Chi lo scrive doveva volerle molto bene e deve avere vissuto con partecipazione sofferta le sue decisioni. Ma c’è anche una serenità profonda nel suo messaggio, e un’immagine luminosa e piena di saggezza della fine della vita. Mi ha colpito particolarmente quel «Si, è possibile», nel messaggio, che forse tradisce un attimo di incertezza, ma è anche una confutazione orgogliosa e coraggiosa, a fronte alta, contro la lettura della morte oscura, tremebonda e piena di tabù, che ancora pesa sulla nostra società.
L’insegnamento
Quello che rende serena la morte di Elisa, l’insegnamento che traspare incapsulato nel breve messaggio che ho ricevuto, è sopratutto la possibilità che ha avuto Elisa di prendere in mano la propria fine e deciderne modo e tempi, nel momento in cui l’alternativa è stata fra una sofferenza senza uscita, un decadimento senza ritorno, oppure un’accettazione serena della naturalezza della morte.
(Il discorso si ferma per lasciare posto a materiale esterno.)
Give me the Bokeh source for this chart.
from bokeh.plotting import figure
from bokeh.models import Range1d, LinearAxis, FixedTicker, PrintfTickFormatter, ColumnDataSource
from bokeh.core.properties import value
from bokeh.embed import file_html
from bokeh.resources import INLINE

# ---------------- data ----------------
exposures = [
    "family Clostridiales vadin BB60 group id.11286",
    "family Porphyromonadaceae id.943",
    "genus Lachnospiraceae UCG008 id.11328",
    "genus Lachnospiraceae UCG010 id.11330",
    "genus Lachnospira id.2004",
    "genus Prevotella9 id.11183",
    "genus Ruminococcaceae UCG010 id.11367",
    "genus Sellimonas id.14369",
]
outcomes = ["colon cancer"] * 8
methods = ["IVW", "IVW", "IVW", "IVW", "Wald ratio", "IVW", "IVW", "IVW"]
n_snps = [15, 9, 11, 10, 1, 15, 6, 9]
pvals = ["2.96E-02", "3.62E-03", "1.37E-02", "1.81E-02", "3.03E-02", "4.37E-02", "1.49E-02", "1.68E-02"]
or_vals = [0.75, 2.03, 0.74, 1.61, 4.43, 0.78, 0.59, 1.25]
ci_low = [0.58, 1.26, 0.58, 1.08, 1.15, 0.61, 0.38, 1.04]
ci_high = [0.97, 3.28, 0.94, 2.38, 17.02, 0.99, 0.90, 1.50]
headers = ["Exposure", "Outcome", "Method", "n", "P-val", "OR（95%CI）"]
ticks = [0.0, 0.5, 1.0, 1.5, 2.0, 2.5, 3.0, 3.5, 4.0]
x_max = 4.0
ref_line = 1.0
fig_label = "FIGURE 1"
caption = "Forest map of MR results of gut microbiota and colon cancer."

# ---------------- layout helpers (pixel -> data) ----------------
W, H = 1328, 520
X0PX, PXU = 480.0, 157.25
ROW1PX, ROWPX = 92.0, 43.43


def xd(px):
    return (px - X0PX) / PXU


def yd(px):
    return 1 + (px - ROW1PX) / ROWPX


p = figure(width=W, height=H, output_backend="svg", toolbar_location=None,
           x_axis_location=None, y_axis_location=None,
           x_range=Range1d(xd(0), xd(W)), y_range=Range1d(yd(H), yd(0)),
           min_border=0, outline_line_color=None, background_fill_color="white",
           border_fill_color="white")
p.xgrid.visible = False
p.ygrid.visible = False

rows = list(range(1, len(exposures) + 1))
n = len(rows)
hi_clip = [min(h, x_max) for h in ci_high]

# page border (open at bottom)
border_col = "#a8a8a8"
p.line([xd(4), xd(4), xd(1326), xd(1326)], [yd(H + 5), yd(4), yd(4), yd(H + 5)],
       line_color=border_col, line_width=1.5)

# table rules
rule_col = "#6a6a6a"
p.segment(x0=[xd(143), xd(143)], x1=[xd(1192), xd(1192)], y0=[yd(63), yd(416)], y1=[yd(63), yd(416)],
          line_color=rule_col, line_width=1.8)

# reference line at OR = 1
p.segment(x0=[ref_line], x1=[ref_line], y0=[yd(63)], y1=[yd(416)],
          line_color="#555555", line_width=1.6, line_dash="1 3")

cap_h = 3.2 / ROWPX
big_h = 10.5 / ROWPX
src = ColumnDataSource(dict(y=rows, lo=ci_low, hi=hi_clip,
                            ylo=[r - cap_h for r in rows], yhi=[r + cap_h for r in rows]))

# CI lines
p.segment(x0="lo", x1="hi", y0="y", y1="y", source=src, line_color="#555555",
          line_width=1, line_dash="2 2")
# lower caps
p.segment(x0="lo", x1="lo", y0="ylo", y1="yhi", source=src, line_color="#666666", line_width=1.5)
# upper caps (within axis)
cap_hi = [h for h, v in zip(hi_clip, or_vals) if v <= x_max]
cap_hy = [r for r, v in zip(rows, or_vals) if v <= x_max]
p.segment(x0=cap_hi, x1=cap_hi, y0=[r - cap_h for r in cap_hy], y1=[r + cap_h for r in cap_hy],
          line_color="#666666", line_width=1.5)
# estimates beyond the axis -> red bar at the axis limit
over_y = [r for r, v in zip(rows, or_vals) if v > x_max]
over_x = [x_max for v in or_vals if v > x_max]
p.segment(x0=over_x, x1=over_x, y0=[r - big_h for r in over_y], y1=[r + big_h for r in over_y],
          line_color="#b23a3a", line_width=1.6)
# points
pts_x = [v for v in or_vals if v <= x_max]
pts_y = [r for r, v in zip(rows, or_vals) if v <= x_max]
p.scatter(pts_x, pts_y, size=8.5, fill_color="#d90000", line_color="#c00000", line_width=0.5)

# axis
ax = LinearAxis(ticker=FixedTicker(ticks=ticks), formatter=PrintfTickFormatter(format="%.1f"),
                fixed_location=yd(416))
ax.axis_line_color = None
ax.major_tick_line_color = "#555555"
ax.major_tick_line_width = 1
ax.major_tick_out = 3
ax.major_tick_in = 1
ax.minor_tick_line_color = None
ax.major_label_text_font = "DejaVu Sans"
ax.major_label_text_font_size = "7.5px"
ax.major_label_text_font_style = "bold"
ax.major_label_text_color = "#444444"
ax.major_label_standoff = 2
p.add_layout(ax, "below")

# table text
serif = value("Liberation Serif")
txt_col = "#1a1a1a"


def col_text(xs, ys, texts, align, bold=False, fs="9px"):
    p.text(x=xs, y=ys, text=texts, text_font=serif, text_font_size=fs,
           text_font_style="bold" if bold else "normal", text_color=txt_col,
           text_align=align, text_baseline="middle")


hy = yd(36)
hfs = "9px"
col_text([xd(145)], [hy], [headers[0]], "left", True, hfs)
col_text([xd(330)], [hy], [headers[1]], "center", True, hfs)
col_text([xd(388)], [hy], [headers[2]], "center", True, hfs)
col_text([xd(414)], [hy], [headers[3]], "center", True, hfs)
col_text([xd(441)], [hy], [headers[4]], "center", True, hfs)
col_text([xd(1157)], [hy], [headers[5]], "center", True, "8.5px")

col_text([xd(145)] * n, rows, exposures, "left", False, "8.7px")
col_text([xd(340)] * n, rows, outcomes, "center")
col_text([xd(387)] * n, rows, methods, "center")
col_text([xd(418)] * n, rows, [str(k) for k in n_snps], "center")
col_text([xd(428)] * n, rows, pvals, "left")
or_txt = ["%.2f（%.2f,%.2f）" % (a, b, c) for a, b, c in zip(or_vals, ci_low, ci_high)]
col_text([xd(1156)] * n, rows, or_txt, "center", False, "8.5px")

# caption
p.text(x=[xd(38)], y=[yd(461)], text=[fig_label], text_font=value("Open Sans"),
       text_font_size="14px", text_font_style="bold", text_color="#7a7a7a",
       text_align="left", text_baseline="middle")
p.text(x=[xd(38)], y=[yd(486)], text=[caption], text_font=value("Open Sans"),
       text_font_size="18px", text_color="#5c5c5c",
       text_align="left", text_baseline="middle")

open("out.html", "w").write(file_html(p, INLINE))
Non perché noi possiamo pensarci onnipotenti. Certo non lo siamo: Elisa ha perduto la battaglia contro il suo tumore. Ma perché la morte può essere vissuta con serenità proprio perché è comunque inevitabile; quello che è in gioco è sempre solo qualche anno in più o in meno, qualche mese in più o in meno.
Ma possiamo decidere noi, se morire soffrendo come cani in un freddo letto d’ospedale, contro natura, illusi da patetiche bugie, trattenuti in vita ad ogni costo come se veramente si potesse evitare la morte; oppure morire serenamente a casa nostra, a testa alta, attorniati dai nostri cari, nel modo e nel momento che scegliamo, in una atmosfera di amore e serenità, accettando con trepidazione e gioia anche questo passaggio, come accettiamo con trepidazione e gioia gli altri passaggi inevitabili della vita.
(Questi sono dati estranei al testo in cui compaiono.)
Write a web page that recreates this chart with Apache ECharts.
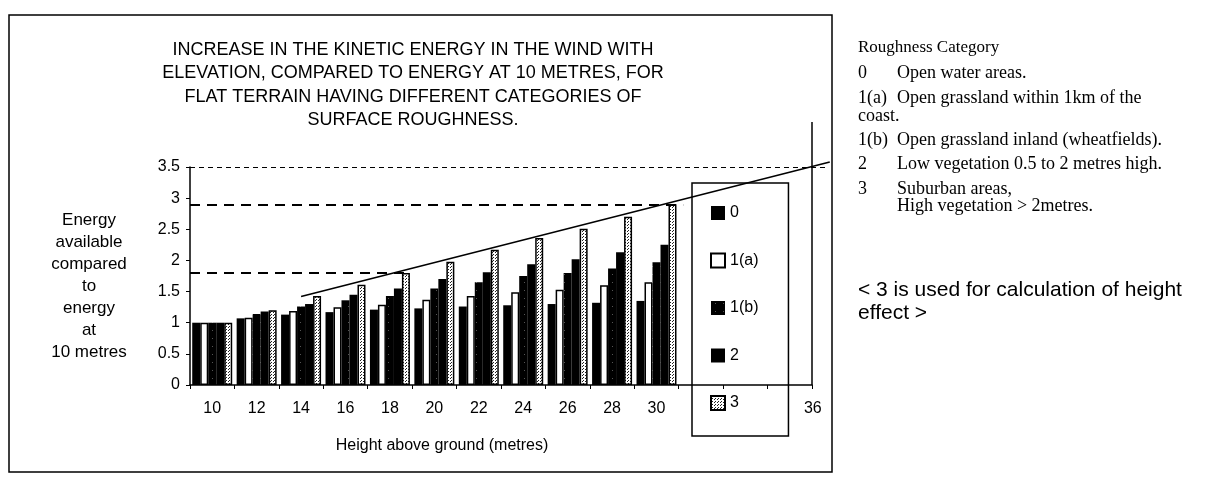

A chi resta, resta il dolore dell’assenza. Ma da una morte come quella di Elisa, resta anche una profonda serenità e un grande conforto. Che ci allevia, forse addirittura ci toglie, la paura di ciò che è inevitabile. Perché la legge italiana ci deve vietare di poter scegliere, nelle giuste forme, questo modo naturale, profondamente umano, e profondamente giusto, per morire?